The biggest challenge facing free societies today is our lack of belief in them. I am seeing too many self-inflicted wounds, most of all the recent democratically derived decisions in the United Kingdom and the United States. To make this more troubling yet, many other societies seem to be evolving in a less free direction, autocracies included. A list of societies moving in the wrong, less-free direction would include Russia, China, Turkey, much of the Middle East, and much of eastern Europe, in addition to some key countries in the West...
Here’s another way to put my concern. The percentage of global GDP which is held in relatively non-free countries, such as China, has been rising relative to the share of global GDP held in the freer countries. I suspect we are underrating the noxious effects of that development. 

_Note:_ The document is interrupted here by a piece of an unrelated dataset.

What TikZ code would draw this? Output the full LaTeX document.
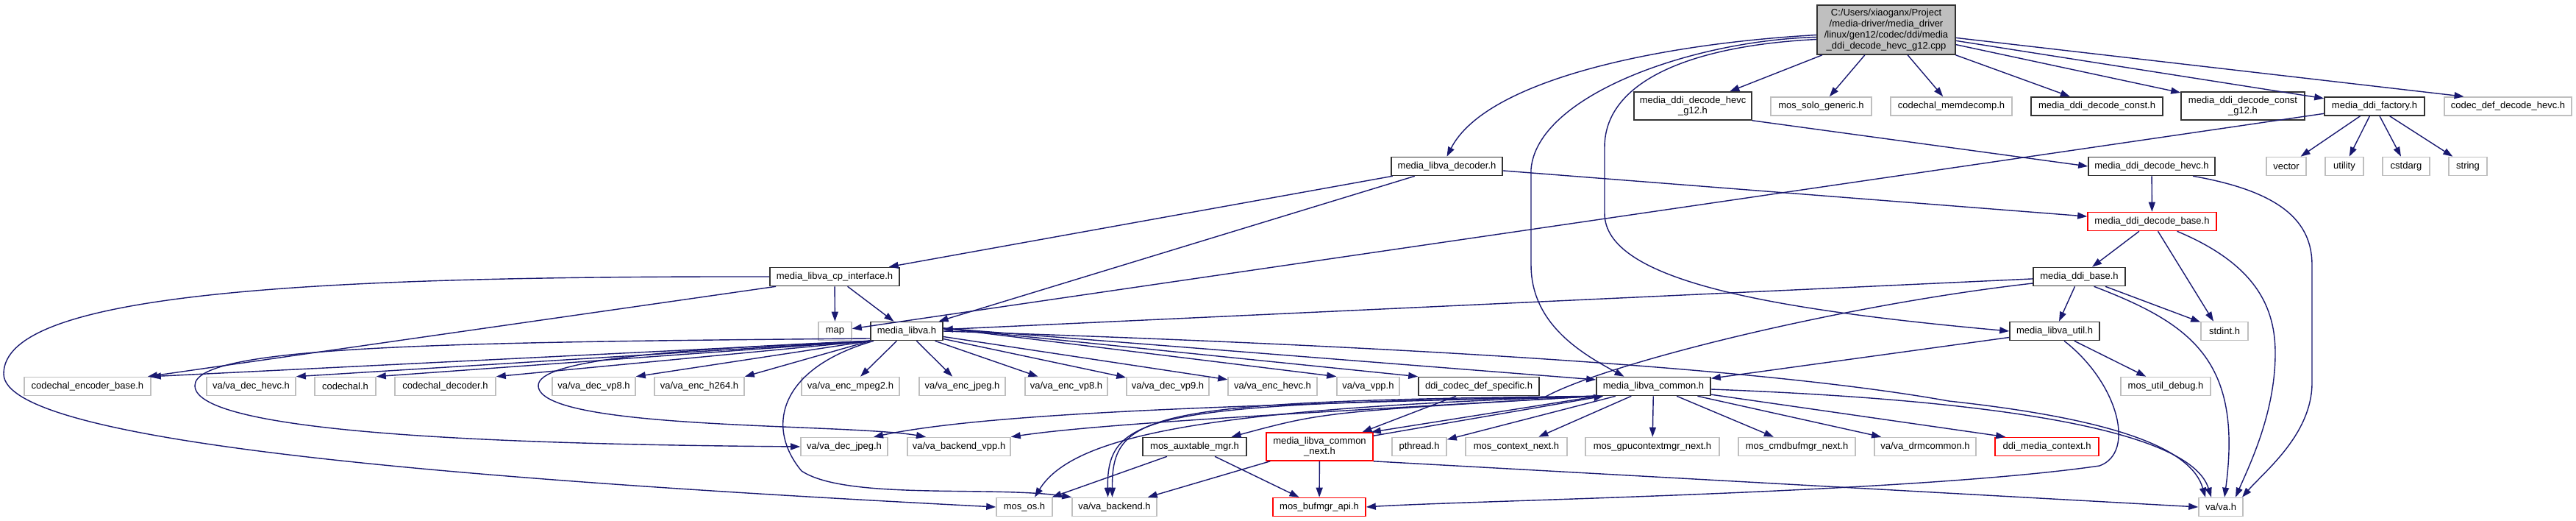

Just think back to the 1930s, and some other decades, and consider how many Westerners and Western intellectuals were infatuated with communism and also Stalinism, even at times with fascism, at least before WWII. I would say that if a big idea is around, and supported by some major governments, some number of people will be attracted to that idea, even if we don’t understand the mechanisms here very well. Nonetheless that seems to be an unfortunate sociological truth. Today that big idea isn’t so much communism as it is various forms of authoritarianism. Authoritarians have more presence on the global stage today than has been the case for a while. Furthermore, a lot of the authoritarian states are still in their “rising” forms, rather than their decadent forms, as was the case for Soviet communism in say the 1980s. For instance, while predictions about the future of China are difficult to make, the Chinese Communist Party hardly seems to be on the verge of collapse, and thus its authoritarianism may not be discredited by current events anytime soon. On the global stage, Putin’s Russia has won some recent successes as of late, including in Crimea and also by interfering with democratic elections in the West, apparently with impunity. 
To put it simply, global authoritarianism is probably poisoning our political climate more than many people realize.